Zillow sends blunt message about affordability, housing market

During my years of reporting on the housing market, I have often written about economic issues that affect home affordability and mortgage rates, such as inflation, gross domestic product (GDP), and the jobs market. Employment, in particular, plays a bigger role in the real estate market than many people think.

The Bureau of Labor Statistics released the March Employment Situation Summary on Friday. Upon first glance, a lot of the data looks encouraging — new nonfarm payrolls hit 178,000, a drastic improvement over February’s revised -133,000 decrease and way better than experts’ predictions.

The unemployment rate also ticked down from 4.4% in February to 4.3% in March.

However, real estate technology company Zillow did not consider the jobs report to be good news for homebuyers. The details and nuance behind the report signal that buyers could struggle to afford housing as the home-buying season gets underway.

Zillow points out that the labor market is too volatile

Yes, the labor market’s 178,000 new nonfarm payroll jobs in March looks promising. However, the BLS also announced the revised employment numbers for January and February.

The BLS revising numbers is standard practice. After the bureau gives its initial monthly report, it collects more data that wasn’t available yet, such as late survey responses from businesses.

The Zillow research on the March 2026 jobs report noted that the revised January number of added nonfarm payroll jobs showed an increase of 160,000 rather than the original report of 126,000. However, the revision also showed that the February nonfarm payroll job data was even worse than originally reported. February jobs dropped from -92,000 to -133,000 after the revision.

Related: Redfin sees shift in home prices, housing market

Combined, January and February added 7,000 fewer nonfarm payroll jobs than previously thought — 27,000 versus 34,000.

“Taken together, those revisions reinforce a pattern of higher month-to-month volatility without much underlying momentum,” Zillow wrote in its assessment.

The company also noted that March’s gain in employment wasn’t widespread among different sectors. Healthcare added a lot of new jobs, but that was partly due to workers returning from strike. Construction and transportation/warehousing also added more jobs. However, federal government and financial activities jobs decreased.

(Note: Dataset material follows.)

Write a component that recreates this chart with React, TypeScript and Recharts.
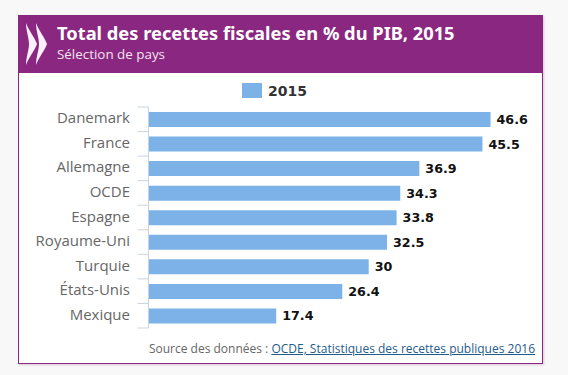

People who work in the sectors that are cutting jobs may be less likely to be able to afford a home.

The BLS household data was discouraging

The unemployment rate dropped from 4.4% in February to 4.3% in March, which seems like a step in the right direction. However, the BLS household data told a different story.

The number of Americans “marginally attached to the labor force” rose by 325,000 in March. People in this category want jobs, are available to work, and have job hunted in the last 12 months — but they haven’t looked for jobs in the previous four weeks and aren’t currently considered part of the workforce, according to the BLS March Employment Situation.

The number of “discouraged workers,” or people who believe no work is available for their situation, went up by 144,000 in March.

More on home affordability and the housing market:

  • Mortgage rate experts drop blunt message for 2026
  • Redfin reveals change in home sales, housing market
  • Trump signs 2 executive orders to improve home affordability

“So while the unemployment rate moved down to 4.3% from 4.4% in February, part of that improvement reflects more people moving to the sidelines rather than a stronger hiring environment,” Zillow wrote in its findings.

Wage growth wasn’t particularly impressive in March. Average month-over-month hourly earnings increased 0.2%, and annual earnings rose 3.5%. These numbers are down from February’s monthly increase of 0.4% and year-over-year incline of 3.8%.

Between the revisions to January and February data, differences in job growth by sector, and disappointing household data, we probably shouldn’t expect more Americans to be able to afford to buy houses this spring. If you’re unemployed or underemployed, you’re less likely to have the funds to buy or the employment history to qualify for a mortgage loan.

What the job report means for homebuyers

“March’s payroll rebound is encouraging on the surface, but the broader labor market still looks stalled. Job growth has changed little on net over the past year, and the recent pattern of downward revisions points to weaker momentum than the headlines suggest,” Zillow senior economist Orphe Divounguy said.

Here’s how a stale labor market could impact homebuyers in the coming weeks and months.

  • People may choose to wait to buy a home if they lose their job or work in a sector that is unstable.
  • Wages aren’t improving, so Americans might not be able to afford the down payment or monthly mortgage payments associated with buying a house. This could result in people holding off on buying, or they could decide to buy only to become “house poor.”
  • The jobs situation might also affect the number of people who decide to list their houses. “Households make decisions about buying, selling and moving based on confidence in their job security, income growth and overall financial position,” Zillow wrote in its analysis.
  • “A weak jobs number could bring more attention back to the underlying softness in the economy and help improve the outlook for rates,” Jeff DerGurahian, chief investment officer and head economist at loanDepot, had said before the BLS data dropped. However, the report came with good and bad news, so mortgage rates probably won’t budge much in response to the labor market data.